Edelstein, like the show’s character Sam, who ran the bar, knows his customers well. Their frequent requests for a trending favorite became the impetus behind the “Locals Only” cocktail, a fusion of muddled strawberries, simple syrup, and Tito’s Vodka, with fresh-squeezed lemon and garnished with a sugar rim.
“It tastes like… “I’ll have another one of those,’” the barman quipped.
The view of the marina from the bar, with boats bobbing on the sun-kissed water and a ood of natural light streaming through large picture windows, creates a feeling of being one with marine nature, but there’s also a dozen TVs for those who can tear their eyes away from the view.
Edelstein, who dreams of owning his own restaurant one day, worked previously at Bourbon Street Bar and Grille in New York City. Mindful of the skills that got him to his new Beach Tavern position, he explained that “I’m hands on and take care of situations.”
He’s behind the bar Thursday through Sunday, working alongside other starters to up the stakes on their bartending repertoire.
As cooler weather approaches, Beach Tavern’s cocktail menu has been crafted to include house infused pumpkin-spice and walnut flavors.

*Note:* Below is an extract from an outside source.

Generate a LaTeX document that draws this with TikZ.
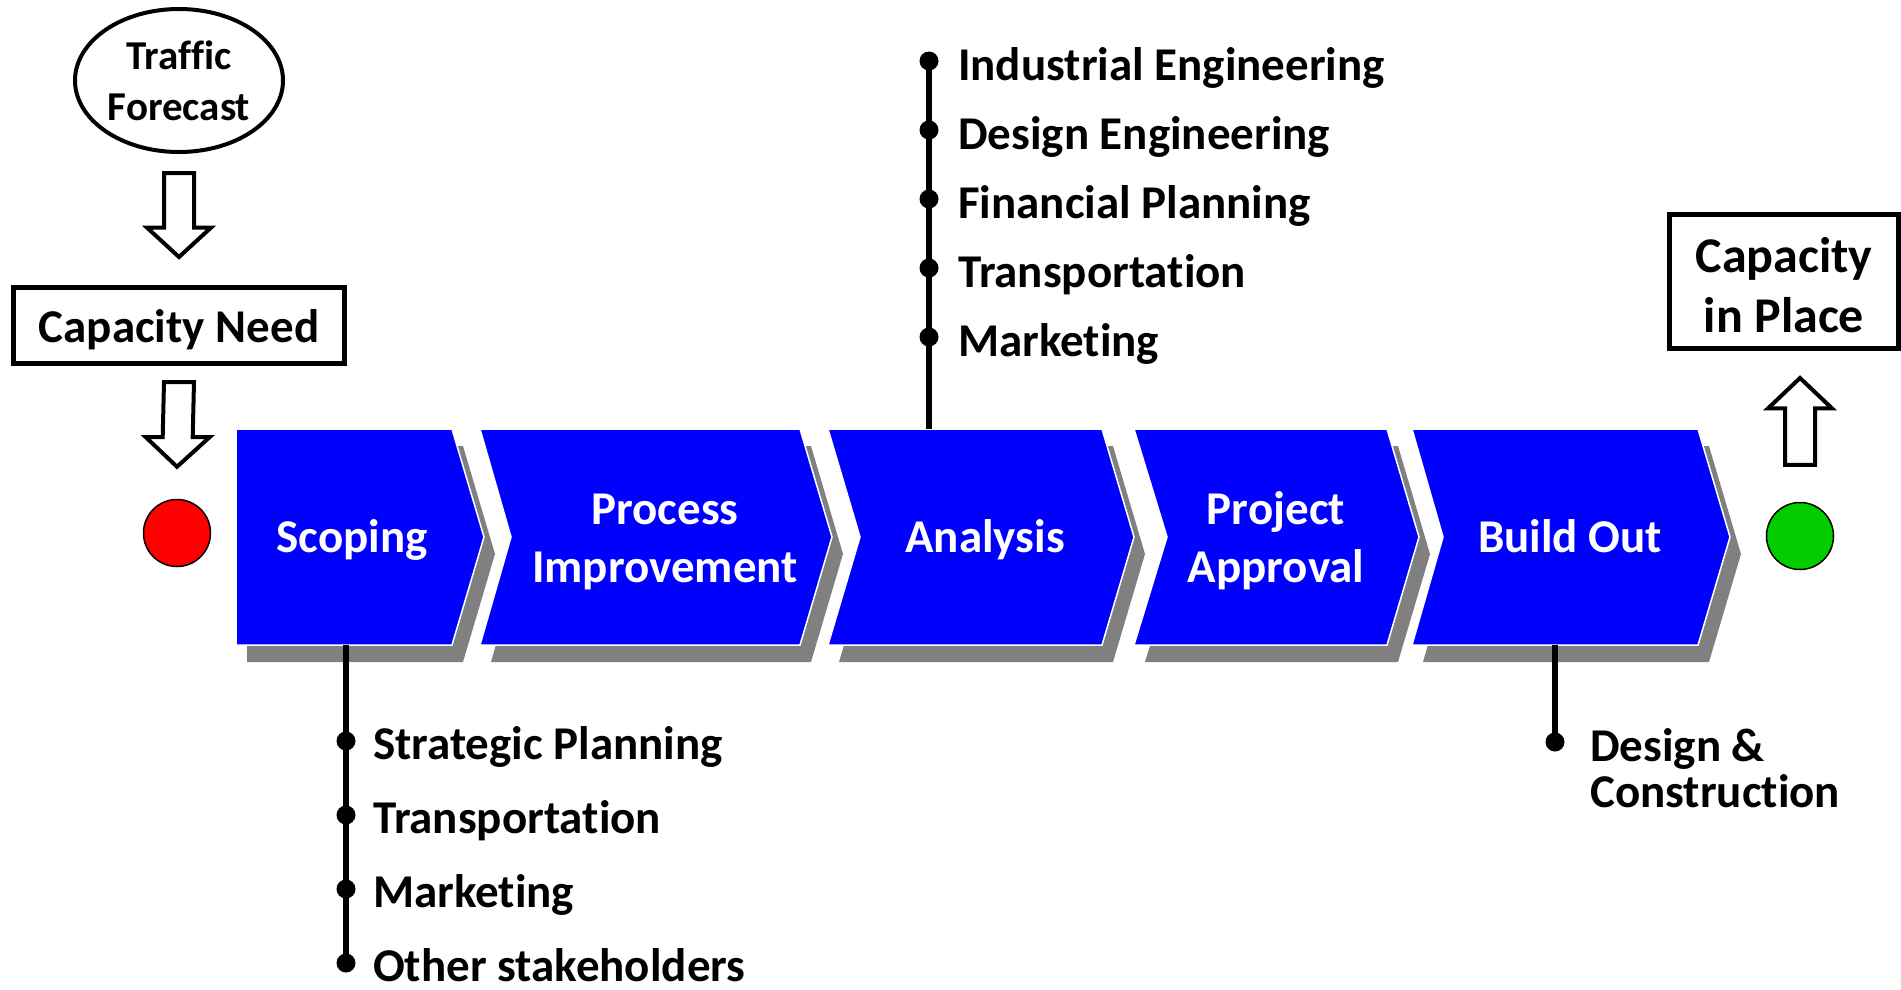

“But we don’t want to over mix,” said Edelstein. “Simplicity is the way to go,” but added that a twist is always welcome, such as in one of his top sellers, the BT Brooklyn, mixed with Baby Hudson rye whiskey, a dash of walnut bitters, and amaretto—and taking its cue from the legendary Manhattan cocktail.
The mixologist also takes pride in gently reinventing other standards, including the Old Fashioned. His warm and fuzzy remix, renamed “El Fashioned” (see recipe at left) by bartender Brian Rosenberg, is a smooth invitation to relax after a long day at work or on the water.